» **Problem**
Each line from the top of the listing through the one holding "import matplotlib.pyplot as plt" should be restated word for word, with nothing added and no pictures.

--- Supplied material ---

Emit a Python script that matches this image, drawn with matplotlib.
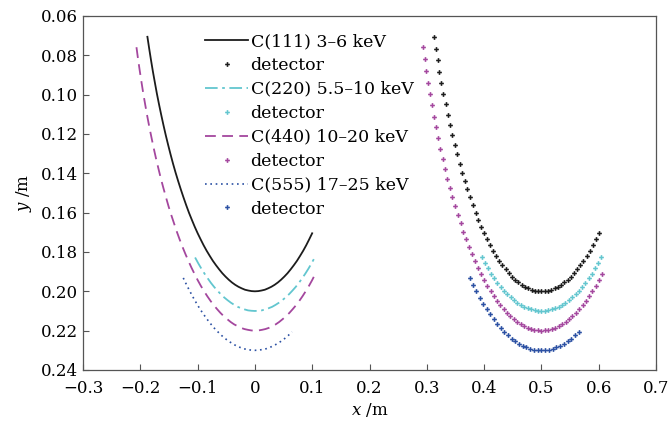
import matplotlib
matplotlib.use("Agg")
import matplotlib.pyplot as plt

# === DATA ===
# theory curves; the detector dots sit on the same y values, 0.5 m to the right
x111 = [-0.1876, -0.1845, -0.1813, -0.1780, -0.1745, -0.1710, -0.1673, -0.1635, -0.1596, -0.1556,
        -0.1514, -0.1472, -0.1429, -0.1385, -0.1339, -0.1293, -0.1246, -0.1198, -0.1150, -0.1100,
        -0.1050, -0.0999, -0.0947, -0.0895, -0.0842, -0.0788, -0.0734, -0.0680, -0.0625, -0.0569,
        -0.0514, -0.0457, -0.0401, -0.0344, -0.0287, -0.0230, -0.0173, -0.0115, -0.0058, 0.0,
        0.0058, 0.0115, 0.0173, 0.0230, 0.0287, 0.0344, 0.0401, 0.0457, 0.0514, 0.0569,
        0.0625, 0.0680, 0.0734, 0.0788, 0.0842, 0.0895, 0.0947, 0.0999]
y111 = [0.0706, 0.0766, 0.0825, 0.0883, 0.0940, 0.0996, 0.1050, 0.1103, 0.1155, 0.1206,
        0.1256, 0.1304, 0.1351, 0.1396, 0.1440, 0.1482, 0.1523, 0.1563, 0.1601, 0.1637,
        0.1672, 0.1705, 0.1736, 0.1766, 0.1794, 0.1820, 0.1845, 0.1867, 0.1888, 0.1908,
        0.1925, 0.1941, 0.1955, 0.1967, 0.1977, 0.1985, 0.1992, 0.1996, 0.1999, 0.2000,
        0.1999, 0.1996, 0.1992, 0.1985, 0.1977, 0.1967, 0.1955, 0.1941, 0.1925, 0.1908,
        0.1888, 0.1867, 0.1845, 0.1820, 0.1794, 0.1766, 0.1736, 0.1705]
xdet111 = [0.3124, 0.3155, 0.3187, 0.3220, 0.3255, 0.3290, 0.3327, 0.3365, 0.3404, 0.3444,
           0.3486, 0.3528, 0.3571, 0.3615, 0.3661, 0.3707, 0.3754, 0.3802, 0.3850, 0.3900,
           0.3950, 0.4001, 0.4053, 0.4105, 0.4158, 0.4212, 0.4266, 0.4320, 0.4375, 0.4431,
           0.4486, 0.4543, 0.4599, 0.4656, 0.4713, 0.4770, 0.4827, 0.4885, 0.4942, 0.5,
           0.5058, 0.5115, 0.5173, 0.5230, 0.5287, 0.5344, 0.5401, 0.5457, 0.5514, 0.5569,
           0.5625, 0.5680, 0.5734, 0.5788, 0.5842, 0.5895, 0.5947, 0.5999]

x220 = [-0.1044, -0.0990, -0.0936, -0.0880, -0.0824, -0.0768, -0.0711, -0.0653, -0.0595, -0.0537,
        -0.0478, -0.0419, -0.0360, -0.0300, -0.0240, -0.0181, -0.0120, -0.0060, 0.0,
        0.0060, 0.0120, 0.0181, 0.0240, 0.0300, 0.0360, 0.0419, 0.0478, 0.0537, 0.0595,
        0.0653, 0.0711, 0.0768, 0.0824, 0.0880, 0.0936, 0.0990, 0.1044]
y220 = [0.1828, 0.1857, 0.1884, 0.1910, 0.1934, 0.1957, 0.1978, 0.1997, 0.2015, 0.2031,
        0.2045, 0.2058, 0.2069, 0.2079, 0.2086, 0.2092, 0.2097, 0.2099, 0.2100,
        0.2099, 0.2097, 0.2092, 0.2086, 0.2079, 0.2069, 0.2058, 0.2045, 0.2031, 0.2015,
        0.1997, 0.1978, 0.1957, 0.1934, 0.1910, 0.1884, 0.1857, 0.1828]
xdet220 = [0.3956, 0.4010, 0.4064, 0.4120, 0.4176, 0.4232, 0.4289, 0.4347, 0.4405, 0.4463,
           0.4522, 0.4581, 0.4640, 0.4700, 0.4760, 0.4819, 0.4880, 0.4940, 0.5,
           0.5060, 0.5120, 0.5181, 0.5240, 0.5300, 0.5360, 0.5419, 0.5478, 0.5537, 0.5595,
           0.5653, 0.5711, 0.5768, 0.5824, 0.5880, 0.5936, 0.5990, 0.6044]

x440 = [-0.2067, -0.2039, -0.2009, -0.1978, -0.1946, -0.1912, -0.1877, -0.1841, -0.1803, -0.1764,
        -0.1724, -0.1683, -0.1641, -0.1597, -0.1552, -0.1507, -0.1460, -0.1412, -0.1364, -0.1314,
        -0.1264, -0.1212, -0.1160, -0.1107, -0.1053, -0.0999, -0.0944, -0.0888, -0.0831, -0.0774,
        -0.0717, -0.0659, -0.0601, -0.0542, -0.0482, -0.0423, -0.0363, -0.0303, -0.0243, -0.0182,
        -0.0121, -0.0061, 0.0,
        0.0061, 0.0121, 0.0182, 0.0243, 0.0303, 0.0363, 0.0423, 0.0482, 0.0542, 0.0601,
        0.0659, 0.0717, 0.0774, 0.0831, 0.0888, 0.0944, 0.0999, 0.1053]
y440 = [0.0759, 0.0820, 0.0880, 0.0939, 0.0998, 0.1055, 0.1112, 0.1167, 0.1221, 0.1275,
        0.1327, 0.1377, 0.1427, 0.1475, 0.1522, 0.1568, 0.1612, 0.1654, 0.1696, 0.1736,
        0.1774, 0.1811, 0.1846, 0.1880, 0.1912, 0.1943, 0.1972, 0.1999, 0.2025, 0.2049,
        0.2071, 0.2091, 0.2110, 0.2127, 0.2142, 0.2156, 0.2168, 0.2177, 0.2186, 0.2192,
        0.2196, 0.2199, 0.2200,
        0.2199, 0.2196, 0.2192, 0.2186, 0.2177, 0.2168, 0.2156, 0.2142, 0.2127, 0.2110,
        0.2091, 0.2071, 0.2049, 0.2025, 0.1999, 0.1972, 0.1943, 0.1912]
xdet440 = [0.2933, 0.2961, 0.2991, 0.3022, 0.3054, 0.3088, 0.3123, 0.3159, 0.3197, 0.3236,
           0.3276, 0.3317, 0.3359, 0.3403, 0.3448, 0.3493, 0.3540, 0.3588, 0.3636, 0.3686,
           0.3736, 0.3788, 0.3840, 0.3893, 0.3947, 0.4001, 0.4056, 0.4112, 0.4169, 0.4226,
           0.4283, 0.4341, 0.4399, 0.4458, 0.4518, 0.4577, 0.4637, 0.4697, 0.4757, 0.4818,
           0.4879, 0.4939, 0.5,
           0.5061, 0.5121, 0.5182, 0.5243, 0.5303, 0.5363, 0.5423, 0.5482, 0.5542, 0.5601,
           0.5659, 0.5717, 0.5774, 0.5831, 0.5888, 0.5944, 0.5999, 0.6053]

x555 = [-0.1250, -0.1193, -0.1135, -0.1076, -0.1017, -0.0957, -0.0896, -0.0835, -0.0773, -0.0710,
        -0.0647, -0.0584, -0.0520, -0.0456, -0.0391, -0.0326, -0.0261, -0.0196, -0.0131, -0.0066,
        0.0,
        0.0066, 0.0131, 0.0196, 0.0261, 0.0326, 0.0391, 0.0456, 0.0520, 0.0584, 0.0647]
y555 = [0.1932, 0.1967, 0.2000, 0.2032, 0.2062, 0.2091, 0.2117, 0.2142, 0.2165, 0.2187,
        0.2206, 0.2224, 0.2240, 0.2254, 0.2266, 0.2277, 0.2285, 0.2292, 0.2296, 0.2299,
        0.2300,
        0.2299, 0.2296, 0.2292, 0.2285, 0.2277, 0.2266, 0.2254, 0.2240, 0.2224, 0.2206]
xdet555 = [0.3750, 0.3807, 0.3865, 0.3924, 0.3983, 0.4043, 0.4104, 0.4165, 0.4227, 0.4290,
           0.4353, 0.4416, 0.4480, 0.4544, 0.4609, 0.4674, 0.4739, 0.4804, 0.4869, 0.4934,
           0.5,
           0.5066, 0.5131, 0.5196, 0.5261, 0.5326, 0.5391, 0.5456, 0.5520, 0.5584, 0.5647]

labels = ["C(111) 3\u20136 keV", "C(220) 5.5\u201310 keV", "C(440) 10\u201320 keV", "C(555) 17\u201325 keV"]
xticks = [-0.3, -0.2, -0.1, 0.0, 0.1, 0.2, 0.3, 0.4, 0.5, 0.6, 0.7]
xticklabels = ["\u22120.3", "\u22120.2", "\u22120.1", "0", "0.1", "0.2", "0.3", "0.4", "0.5", "0.6", "0.7"]
yticks = [0.06, 0.08, 0.10, 0.12, 0.14, 0.16, 0.18, 0.20, 0.22, 0.24]

# === STYLE ===
plt.rcParams['font.family'] = ['DejaVu Serif']
plt.rcParams['mathtext.fontset'] = 'dejavuserif'

C_BLACK = '#1c1c1c'
C_CYAN = '#62c6cf'
C_MAG = '#a4479e'
C_BLUE = '#2b50a3'
MS = 3.4

fig = plt.figure(figsize=(6.71, 4.24), dpi=100)
ax = fig.add_axes([0.1237, 0.1274, 0.854, 0.835])

ax.plot(x111, y111, '-', color=C_BLACK, lw=1.3, label=labels[0])
ax.plot(xdet111, y111, 'P', color=C_BLACK, ms=MS, mew=0, ls='none', label='detector')
ax.plot(x220, y220, '-.', color=C_CYAN, lw=1.3, dashes=(7, 2.5, 1.5, 2.5), label=labels[1])
ax.plot(xdet220, y220, 'P', color=C_CYAN, ms=MS, mew=0, ls='none', label='detector')
ax.plot(x440, y440, '--', color=C_MAG, lw=1.3, dashes=(6, 3.5), label=labels[2])
ax.plot(xdet440, y440, 'P', color=C_MAG, ms=MS, mew=0, ls='none', label='detector')
ax.plot(x555, y555, ':', color=C_BLUE, lw=1.2, dashes=(1, 2.2), label=labels[3])
ax.plot(xdet555, y555, 'P', color=C_BLUE, ms=MS, mew=0, ls='none', label='detector')

ax.set_xlim(-0.3, 0.7)
ax.set_ylim(0.24, 0.06)
ax.set_xticks(xticks)
ax.set_xticklabels(xticklabels)
ax.set_yticks(yticks)
ax.set_yticklabels([f"{v:.2f}" for v in yticks])
ax.tick_params(direction='in', length=4, width=0.8, color='#555555', labelsize=12,
               top=False, right=False)
ax.tick_params(axis='x', pad=7)
for s in ax.spines.values():
    s.set_color('#555555')
    s.set_linewidth(0.9)

ax.set_xlabel(r'$x$ /m', fontsize=12, labelpad=3)
ax.set_ylabel(r'$y$ /m', fontsize=12, labelpad=5)

leg = ax.legend(loc='upper left', bbox_to_anchor=(0.213, 0.952), frameon=False,
                fontsize=12.5, handlelength=2.5, handletextpad=0.12, borderpad=0,
                labelspacing=0.4, numpoints=1, borderaxespad=0)

fig.savefig('out.png', dpi=100)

---

» **Written answer**
Emit a Python script that matches this image, drawn with matplotlib.
import matplotlib
matplotlib.use("Agg")
import matplotlib.pyplot as plt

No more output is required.